For secularists, supporting moderate forces in Syria is all the more urgent because it is the only practical way secularism can begin to redeem itself in the Middle East.  It is an option which does not require massive bombing campaigns or supporting criminals, nor does it hark back to the ambitious idiocies of the Bush era.  And it is the only option that can actually save millions from misery or death in short order.  Finally it will contribute to isolating and overcoming ISIS, which will find itself cut off from its main supply routes.  Yet aiding the Syrian rebels won't reinforce Maliki or any other criminal regime.
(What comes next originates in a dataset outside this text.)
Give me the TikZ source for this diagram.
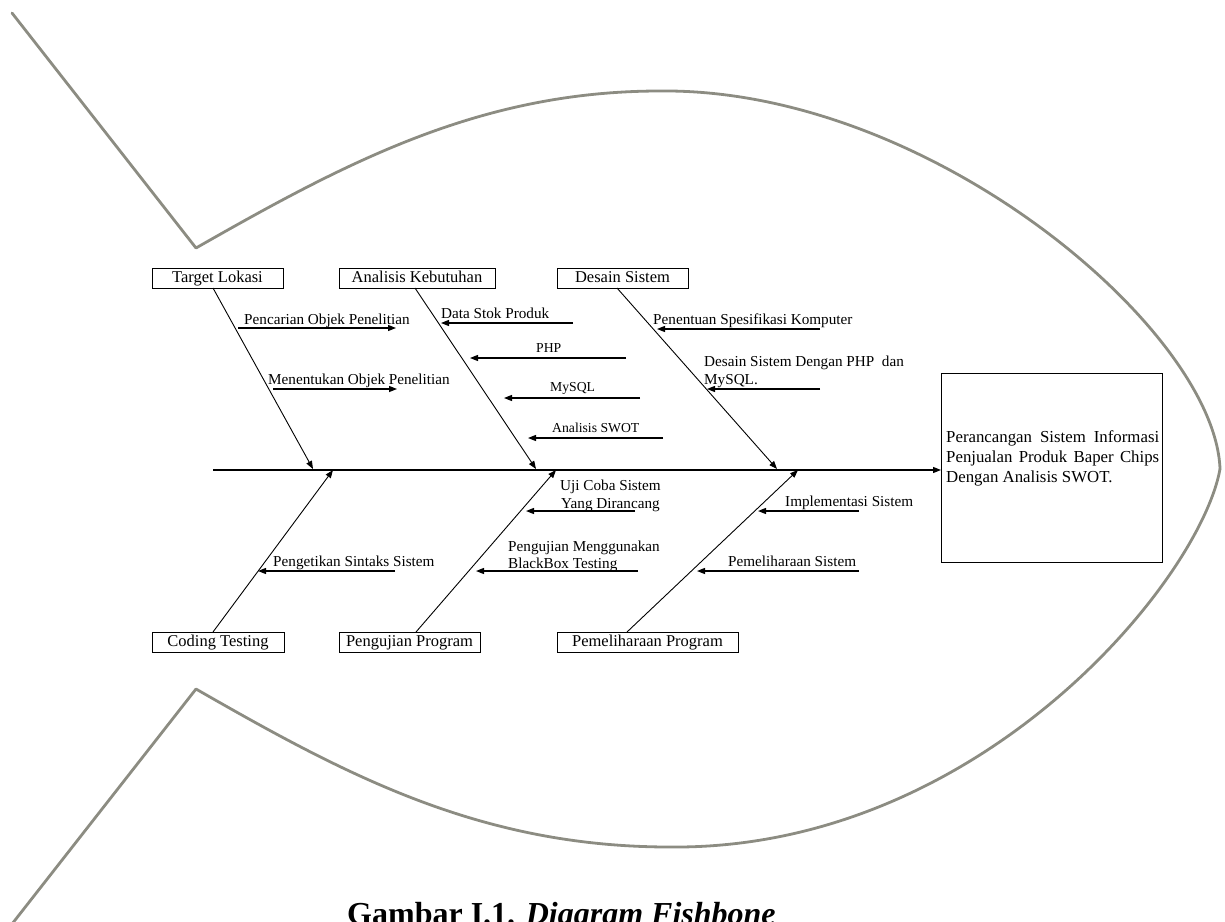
\documentclass[tikz,border=0pt]{standalone}
\usepackage{fontspec}
\setmainfont{Liberation Serif}
\usetikzlibrary{arrows.meta}
\definecolor{fishgray}{RGB}{140,140,130}
\begin{document}
\begin{tikzpicture}[x=1pt,y=-1pt,
  fish/.style={line width=2.8pt, draw=fishgray, line cap=round, line join=round},
  cause/.style={draw, line width=1pt, inner sep=0pt, minimum height=20pt, text height=12pt, text depth=3.5pt, font=\fontsize{16.5}{19}\selectfont},
  lbl/.style={inner sep=0pt, anchor=base west, font=\fontsize{15.2}{18}\selectfont},
  smalllbl/.style={inner sep=0pt, anchor=base west, font=\fontsize{13.7}{16}\selectfont},
  goalline/.style={inner sep=0pt, anchor=base west, font=\fontsize{16.8}{20}\selectfont},
  bone/.style={line width=0.9pt, -{Triangle[length=8pt,width=6pt]}},
  sub/.style={line width=1.3pt, -{Triangle[length=8pt,width=6pt]}},
  spine/.style={line width=1.2pt, -{Triangle[length=8pt,width=6pt]}}]
\useasboundingbox (0,0) rectangle (1225,921);

% ---------- fish outline ----------
\draw[fish] (12,13) -- (196,248)
  .. controls (346,162.5) and (480,91) .. (660,91)
  .. controls (930,88) and (1215,330) .. (1220,469);
\draw[fish] (12,924) -- (196,689)
  .. controls (346,775) and (480,847) .. (670,847)
  .. controls (980,850) and (1200,580) .. (1220,469);

% ---------- effect box ----------
\node[draw, line width=1pt, minimum width=221pt, minimum height=189pt, inner sep=0pt, anchor=north west] (goal) at (941,373) {};
\node[goalline] (g1) at (946,442) {\hbox to 213pt{Perancangan\hfill Sistem\hfill Informasi}};
\node[goalline] (g2) at (946,462) {\hbox to 213pt{Penjualan\hfill Produk\hfill Baper\hfill Chips}};
\node[goalline] (g3) at (946,482) {Dengan Analisis SWOT.};

% ---------- spine ----------
\coordinate (head) at (213,470);
\draw[spine] (head) -- (head -| goal.west);

% ---------- category boxes ----------
\node[cause, minimum width=131pt] (tl) at (217.5,278) {Target Lokasi};
\node[cause, minimum width=156pt] (ak) at (417,278) {Analisis Kebutuhan};
\node[cause, minimum width=131pt] (ds) at (622.5,278) {Desain Sistem};
\node[cause, minimum width=132pt] (ct) at (218,642) {Coding Testing};
\node[cause, minimum width=141pt] (pp) at (409.5,642) {Pengujian Program};
\node[cause, minimum width=181pt] (pm) at (647.5,642) {Pemeliharaan Program};

% ---------- bones ----------
\coordinate (b1s) at (213,288);  \coordinate (b1e) at (313,469);
\coordinate (b2s) at (415,288);  \coordinate (b2e) at (536,469);
\coordinate (b3s) at (617,288);  \coordinate (b3e) at (777,469);
\coordinate (b4s) at (213,632);  \coordinate (b4e) at (333,470);
\coordinate (b5s) at (416,632);  \coordinate (b5e) at (556,470);
\coordinate (b6s) at (627,632);  \coordinate (b6e) at (798,470);
\draw[bone] (b1s) -- (b1e);
\draw[bone] (b2s) -- (b2e);
\draw[bone] (b3s) -- (b3e);
\draw[bone] (b4s) -- (b4e);
\draw[bone] (b5s) -- (b5e);
\draw[bone] (b6s) -- (b6e);

% ---------- sub causes: Target Lokasi ----------
\coordinate (a1s) at (238,328); \coordinate (a1e) at (396,328);
\coordinate (a2s) at (273,389); \coordinate (a2e) at (397,389);
\draw[sub] (a1s) -- (a1e);
\draw[sub] (a2s) -- (a2e);
\node[lbl] (l1) at (244,324) {Pencarian Objek Penelitian};
\node[lbl] (l2) at (268,384.5) {Menentukan Objek Penelitian};

% ---------- sub causes: Analisis Kebutuhan ----------
\coordinate (a3s) at (573,323); \coordinate (a3e) at (441,323);
\coordinate (a4s) at (626,358); \coordinate (a4e) at (470,358);
\coordinate (a5s) at (640,398); \coordinate (a5e) at (504,398);
\coordinate (a6s) at (663,438); \coordinate (a6e) at (528,438);
\draw[sub] (a3s) -- (a3e);
\draw[sub] (a4s) -- (a4e);
\draw[sub] (a5s) -- (a5e);
\draw[sub] (a6s) -- (a6e);
\node[lbl] (l3) at (441,318) {Data Stok Produk};
\node[smalllbl] (l4) at (536,352) {PHP};
\node[smalllbl] (l5) at (550,391) {MySQL};
\node[smalllbl] (l6) at (552,432) {Analisis SWOT};

% ---------- sub causes: Desain Sistem ----------
\coordinate (a7s) at (820,329); \coordinate (a7e) at (657,329);
\coordinate (a8s) at (820,389); \coordinate (a8e) at (707,389);
\draw[sub] (a7s) -- (a7e);
\draw[sub] (a8s) -- (a8e);
\node[lbl] (l7) at (653,324) {Penentuan Spesifikasi Komputer};
\node[lbl] (l8a) at (704,366) {Desain Sistem Dengan PHP\ \ dan};
\node[lbl] (l8b) at (704,384.3) {MySQL.};

% ---------- sub causes: Pengujian Program ----------
\coordinate (a9s) at (635,511);  \coordinate (a9e) at (526,511);
\coordinate (a10s) at (638,571); \coordinate (a10e) at (476,571);
\draw[sub] (a9s) -- (a9e);
\draw[sub] (a10s) -- (a10e);
\node[lbl] (l9a) at (560,490) {Uji Coba Sistem};
\node[lbl] (l9b) at (561,508.3) {Yang Dirancang};
\node[lbl] (l10a) at (508,551) {Pengujian Menggunakan};
\node[lbl] (l10b) at (508,568.3) {BlackBox Testing};

% ---------- sub causes: Pemeliharaan Program ----------
\coordinate (a11s) at (859,511); \coordinate (a11e) at (758,511);
\coordinate (a12s) at (859,571); \coordinate (a12e) at (697,571);
\draw[sub] (a11s) -- (a11e);
\draw[sub] (a12s) -- (a12e);
\node[lbl] (l11) at (785,506) {Implementasi Sistem};
\node[lbl] (l12) at (728,566.7) {Pemeliharaan Sistem};

% ---------- sub causes: Coding Testing ----------
\coordinate (a13s) at (395,571); \coordinate (a13e) at (258,571);
\draw[sub] (a13s) -- (a13e);
\node[lbl] (l13) at (273,566.7) {Pengetikan Sintaks Sistem};

% ---------- caption (cut by the page edge, as in the reference) ----------
\node[inner sep=0pt, anchor=base west, font=\fontsize{32}{36}\selectfont\bfseries] (cap) at (347,924) {Gambar I.1. \textit{Diagram Fishbone}};
\end{tikzpicture}
\end{document}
The support moderate forces need is simple - not the insolent offer of 'training', but lots of good arms and ammunition.  It should be very clear that, given this strategy, significant quantities of those arms are certainly going to end up in extremist hands.  To panic about this is again to misunderstand the situation.  Extremists have never gained ascendancy because they find access to 'advanced arms'.  On the contrary, extremists have never had access to the latest and greatest in weaponry.  They don't seem particularly interested in changing that.  They do very well with simple, obsolescent weapons such as are readily available all over the world - no arms control measures have shown the slightest prospect of eliminating that supply.

It's not fancy weaponry that nourishes extremism, but injustice.  Though there isn't much the West can do to eliminate that problem, it must do what it can if it is to have any hope of countering the extremism with which it is so uselessly obsessed.  Arming the Syrian rebels is the first, and for now, the only step.